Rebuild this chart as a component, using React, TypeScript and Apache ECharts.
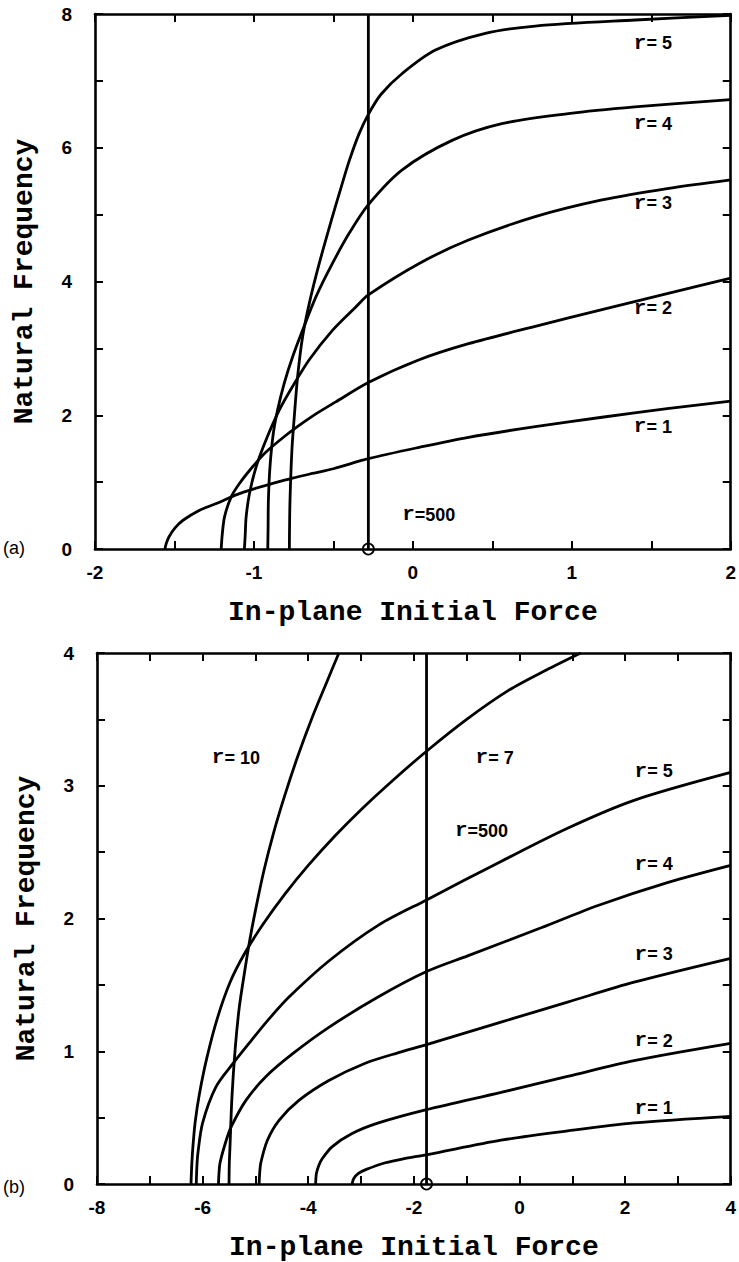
import React, { useEffect, useRef } from "react";
import * as echarts from "echarts";

// ---------- Panel (a) data: [in-plane initial force, natural frequency] ----------
const aR1 = [[-1.56, 0], [-1.552, 0.08], [-1.535, 0.18], [-1.495, 0.32], [-1.446, 0.43], [-1.342, 0.58], [-1.237, 0.68], [-1.112, 0.81], [-1.0, 0.9], [-0.882, 0.98], [-0.757, 1.06], [-0.631, 1.13], [-0.5, 1.2], [-0.28, 1.35], [0.04, 1.52], [0.35, 1.67], [0.77, 1.83], [1.19, 1.97], [1.6, 2.1], [2, 2.21]];
const aR2 = [[-1.206, 0], [-1.2, 0.2], [-1.185, 0.48], [-1.143, 0.78], [-1.091, 0.98], [-1.008, 1.23], [-0.924, 1.45], [-0.82, 1.66], [-0.72, 1.84], [-0.61, 2.02], [-0.485, 2.2], [-0.28, 2.49], [0.04, 2.83], [0.35, 3.07], [0.77, 3.33], [1.19, 3.58], [1.6, 3.82], [2, 4.05]];
const aR3 = [[-1.06, 0], [-1.055, 0.2], [-1.049, 0.48], [-1.028, 0.83], [-0.986, 1.23], [-0.924, 1.63], [-0.84, 2.08], [-0.757, 2.43], [-0.652, 2.83], [-0.506, 3.27], [-0.359, 3.62], [-0.28, 3.8], [0.04, 4.27], [0.35, 4.62], [0.77, 4.97], [1.19, 5.22], [1.6, 5.39], [2, 5.52]];
const aR4 = [[-0.913, 0], [-0.911, 0.3], [-0.909, 0.73], [-0.899, 1.23], [-0.878, 1.73], [-0.851, 2.08], [-0.809, 2.48], [-0.757, 2.87], [-0.694, 3.27], [-0.61, 3.77], [-0.506, 4.27], [-0.401, 4.72], [-0.28, 5.15], [-0.067, 5.67], [0.247, 6.11], [0.56, 6.36], [0.978, 6.51], [1.396, 6.61], [2, 6.72]];
const aR5 = [[-0.777, 0], [-0.776, 0.3], [-0.773, 0.73], [-0.761, 1.48], [-0.746, 1.98], [-0.725, 2.58], [-0.694, 3.17], [-0.652, 3.67], [-0.589, 4.27], [-0.506, 4.97], [-0.45, 5.42], [-0.401, 5.8], [-0.34, 6.2], [-0.28, 6.5], [-0.2, 6.8], [-0.067, 7.11], [0.142, 7.46], [0.456, 7.71], [0.77, 7.82], [1.4, 7.91], [2, 7.98]];
const aR500X = -0.28;
const aLabelText = ["r= 5", "r= 4", "r= 3", "r= 2", "r= 1", "r=500"];
const aLabelPos = [[1.51, 7.56], [1.51, 6.36], [1.51, 5.17], [1.51, 3.6], [1.51, 1.83], [0.1, 0.51]];

// ---------- Panel (b) data ----------
const bR1 = [[-3.17, 0], [-3.14, 0.04], [-3.05, 0.08], [-2.9, 0.11], [-2.54, 0.16], [-2.2, 0.19], [-1.76, 0.22], [-0.35, 0.33], [0.91, 0.4], [2.17, 0.46], [4, 0.51]];
const bR2 = [[-3.86, 0], [-3.845, 0.08], [-3.8, 0.14], [-3.736, 0.19], [-3.55, 0.28], [-3.17, 0.38], [-2.67, 0.46], [-1.76, 0.56], [-0.35, 0.69], [0.91, 0.81], [2.17, 0.93], [4, 1.06]];
const bR3 = [[-4.93, 0], [-4.92, 0.08], [-4.898, 0.16], [-4.773, 0.33], [-4.553, 0.48], [-4.177, 0.63], [-3.61, 0.78], [-2.92, 0.91], [-2.29, 0.99], [-1.76, 1.05], [-0.35, 1.22], [0.91, 1.37], [2.17, 1.52], [4, 1.7]];
const bR4 = [[-5.7, 0], [-5.69, 0.08], [-5.67, 0.16], [-5.56, 0.32], [-5.46, 0.43], [-5.18, 0.63], [-4.8, 0.81], [-4.3, 0.98], [-3.61, 1.18], [-2.67, 1.41], [-1.76, 1.6], [-0.97, 1.72], [0.41, 1.93], [1.5, 2.1], [2.8, 2.27], [4, 2.4]];
const bR5 = [[-6.12, 0], [-6.11, 0.12], [-6.09, 0.23], [-6.0, 0.46], [-5.75, 0.73], [-5.42, 0.91], [-5.08, 1.08], [-4.75, 1.24], [-4.36, 1.41], [-3.61, 1.68], [-2.67, 1.95], [-1.76, 2.14], [-0.35, 2.43], [0.91, 2.68], [2.17, 2.89], [4, 3.1]];
const bR7 = [[-6.22, 0], [-6.205, 0.15], [-6.18, 0.3], [-6.14, 0.47], [-6.06, 0.68], [-5.92, 0.95], [-5.72, 1.25], [-5.48, 1.52], [-5.2, 1.74], [-4.85, 1.96], [-4.45, 2.18], [-4.0, 2.4], [-3.5, 2.62], [-3.0, 2.82], [-2.4, 3.04], [-1.76, 3.26], [-1.0, 3.5], [-0.2, 3.72], [0.5, 3.87], [1.16, 4.0]];
const bR10 = [[-5.5, 0], [-5.495, 0.15], [-5.482, 0.28], [-5.444, 0.66], [-5.381, 1.03], [-5.306, 1.33], [-5.212, 1.58], [-5.11, 1.83], [-4.99, 2.08], [-4.84, 2.36], [-4.66, 2.64], [-4.45, 2.92], [-4.2, 3.22], [-3.92, 3.52], [-3.65, 3.78], [-3.42, 4.0]];
const bR500X = -1.76;
const bLabelText = ["r= 10", "r= 7", "r= 5", "r=500", "r= 4", "r= 3", "r= 2", "r= 1"];
const bLabelPos = [[-5.37, 3.21], [-0.47, 3.21], [2.54, 3.11], [-0.72, 2.66], [2.54, 2.41], [2.54, 1.73], [2.54, 1.08], [2.54, 0.57]];

// ---------- Axis ranges ----------
const aX = { min: -2, max: 2, tick: 0.5, labelEvery: 1 };
const aY = { min: 0, max: 8, tick: 1, labelEvery: 2 };
const bX = { min: -8, max: 4, tick: 1, labelEvery: 2 };
const bY = { min: 0, max: 4, tick: 0.5, labelEvery: 1 };

const X_NAME = "In-plane Initial Force";
const Y_NAME = "Natural Frequency";

const BLACK = "#000";
const SANS = "Liberation Sans";
const MONO = "Liberation Mono";

function isMultiple(v: number, step: number) {
  const r = v / step;
  return Math.abs(r - Math.round(r)) < 1e-6;
}

function xAxes(grid: number, ax: any) {
  const common = {
    gridIndex: grid,
    type: "value",
    min: ax.min,
    max: ax.max,
    interval: ax.tick,
    splitLine: { show: false },
    axisLine: { show: true, onZero: false, lineStyle: { color: BLACK, width: 2.6 } },
    axisTick: { show: true, inside: true, length: 8, lineStyle: { color: BLACK, width: 2 } },
  };
  return [
    {
      ...common,
      position: "bottom",
      axisLabel: {
        show: true,
        margin: 14,
        color: BLACK,
        fontFamily: SANS,
        fontWeight: "bold",
        fontSize: 19,
        formatter: (v: number) => (isMultiple(v, ax.labelEvery) ? String(v) : ""),
      },
      name: X_NAME,
      nameLocation: "middle",
      nameGap: 49,
      nameTextStyle: { fontFamily: MONO, fontWeight: "bold", fontSize: 28, color: BLACK },
    },
    { ...common, position: "top", axisLabel: { show: false } },
  ];
}

function yAxes(grid: number, ax: any) {
  const common = {
    gridIndex: grid,
    type: "value",
    min: ax.min,
    max: ax.max,
    interval: ax.tick,
    splitLine: { show: false },
    axisLine: { show: true, onZero: false, lineStyle: { color: BLACK, width: 2.6 } },
    axisTick: { show: true, inside: true, length: 8, lineStyle: { color: BLACK, width: 2 } },
  };
  return [
    {
      ...common,
      position: "left",
      axisLabel: {
        show: true,
        margin: 23,
        color: BLACK,
        fontFamily: SANS,
        fontWeight: "bold",
        fontSize: 19,
        formatter: (v: number) => (isMultiple(v, ax.labelEvery) ? String(v) : ""),
      },
      name: Y_NAME,
      nameLocation: "middle",
      nameGap: 57,
      nameRotate: 90,
      nameTextStyle: { fontFamily: MONO, fontWeight: "bold", fontSize: 28, color: BLACK },
    },
    { ...common, position: "right", axisLabel: { show: false } },
  ];
}

function curve(data: number[][], xi: number, yi: number) {
  return {
    type: "line",
    xAxisIndex: xi,
    yAxisIndex: yi,
    data,
    smooth: 0.3,
    showSymbol: false,
    symbol: "none",
    lineStyle: { color: BLACK, width: 2.8, opacity: 1 },
    silent: true,
  };
}

function labelSeries(texts: string[], pos: number[][], xi: number, yi: number) {
  return {
    type: "scatter",
    xAxisIndex: xi,
    yAxisIndex: yi,
    symbolSize: 0,
    data: texts.map((t, i) => ({ name: t, value: pos[i] })),
    itemStyle: { color: BLACK, opacity: 1 },
    label: {
      show: true,
      position: "inside",
      color: BLACK,
      opacity: 1,
      textBorderWidth: 0,
      formatter: (p: any) => "{r|r}{n|" + String(p.name).slice(1) + "}",
      rich: {
        r: { fontFamily: MONO, fontWeight: "bold", fontSize: 21, color: BLACK, textBorderWidth: 0 },
        n: { fontFamily: SANS, fontWeight: "bold", fontSize: 18, color: BLACK, textBorderWidth: 0 },
      },
    },
    silent: true,
  };
}

function markerSeries(x: number, xi: number, yi: number) {
  return {
    type: "scatter",
    xAxisIndex: xi,
    yAxisIndex: yi,
    clip: false,
    symbol: "circle",
    symbolSize: 11,
    data: [[x, 0]],
    itemStyle: { color: "rgba(0,0,0,0)", borderColor: BLACK, borderWidth: 1.8, opacity: 1 },
    z: 5,
    silent: true,
  };
}

export default function App() {
  const ref = useRef<HTMLDivElement>(null);
  useEffect(() => {
    if (!ref.current) return;
    const chart = echarts.init(ref.current, undefined, { renderer: "svg" });
    const option: any = {
      animation: false,
      backgroundColor: "#fff",
      grid: [
        { left: 95, top: 14, width: 638, height: 535, containLabel: false },
        { left: 97, top: 653, width: 637, height: 535, containLabel: false },
      ],
      xAxis: [...xAxes(0, aX), ...xAxes(1, bX)],
      yAxis: [...yAxes(0, aY), ...yAxes(1, bY)],
      graphic: [
        { type: "text", left: 3, top: 539, style: { text: "(a)", fontFamily: SANS, fontSize: 18, fill: BLACK } },
        { type: "text", left: 3, top: 1178, style: { text: "(b)", fontFamily: SANS, fontSize: 18, fill: BLACK } },
      ],
      series: [
        curve(aR1, 0, 0),
        curve(aR2, 0, 0),
        curve(aR3, 0, 0),
        curve(aR4, 0, 0),
        curve(aR5, 0, 0),
        { ...curve([[aR500X, aY.min], [aR500X, aY.max]], 0, 0), smooth: false },
        markerSeries(aR500X, 0, 0),
        labelSeries(aLabelText, aLabelPos, 0, 0),
        curve(bR1, 2, 2),
        curve(bR2, 2, 2),
        curve(bR3, 2, 2),
        curve(bR4, 2, 2),
        curve(bR5, 2, 2),
        curve(bR7, 2, 2),
        curve(bR10, 2, 2),
        { ...curve([[bR500X, bY.min], [bR500X, bY.max]], 2, 2), smooth: false },
        markerSeries(bR500X, 2, 2),
        labelSeries(bLabelText, bLabelPos, 2, 2),
      ],
    };
    chart.setOption(option);
    return () => chart.dispose();
  }, []);
  return (
    <div
      ref={ref}
      style={{ position: "absolute", left: 0, top: 0, width: 739, height: 1262, background: "#fff" }}
    />
  );
}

========================================

(Task objective): Begin at the top of the material above and output each line exactly, stopping after the line that holds "import * as". Leave out pictures.

(Right answer):
Rebuild this chart as a component, using React, TypeScript and Apache ECharts.
import React, { useEffect, useRef } from "react";
import * as echarts from "echarts";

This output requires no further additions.